Doch Kritiker bezeichnen die Pläne als Eingriff in die Grundrechte. Martin Koller, ADAC-Vorstand für Verkehr, befürchtet massive Probleme für ältere Menschen, Familien und Menschen mit Mobilitätseinschränkungen. „Noch besorgniserregender ist, dass diejenigen, die auf das Auto angewiesen sind, gezwungen sein könnten, ihre Wohnviertel zu verlassen.“

Autofreies Berlin: Verkehrswende oder Verkehrschaos?

Ein weiteres Problem: Ein komplettes Auto-Verbot im Zentrum könnte dazu führen, dass sich der Parksuchverkehr an den Rand des S-Bahn-Rings verlagert – mit neuen Problemen für die Anwohner. „Der ÖPNV wurde qualitativ und quantitativ nicht entsprechend weiterentwickelt“, so Koller. „Die Streiks bei der BVG haben gezeigt, dass vielen dann nur noch das Auto bleibt.“

Anna Baatz von „Berlin autofrei“ widerspricht: „Es ist brutal, wie es auf den Straßen zugeht. Der öffentliche Raum gehört allen. Wenn er von Autos dominiert wird, ist das ein Eingriff in unsere Rechte.“

Sollte das Gericht das Volksbegehren für zulässig erklären, beginnt die nächste Stufe. Dann müssten 175.000 Berliner ihre Unterschrift leisten, um das Thema ins Abgeordnetenhaus zu bringen. Sollte dieses den Entwurf ablehnen, könnte ein Volksentscheid folgen.

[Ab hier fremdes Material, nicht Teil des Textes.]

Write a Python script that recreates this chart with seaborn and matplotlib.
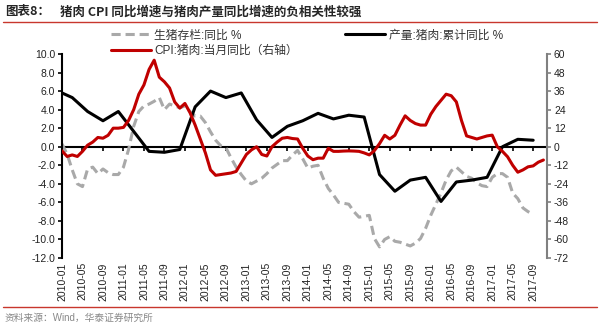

Und: Die Entscheidung des Gerichts könnte nicht nur über ein möglicherweise autofreies Berlin bestimmen, sondern auch eine Blaupause für andere Städte liefern. Wird Berlin bald zur ersten Metropole ohne privaten Autoverkehr? Der Mittwoch könnte die Weichen für die Zukunft der Hauptstadt stellen.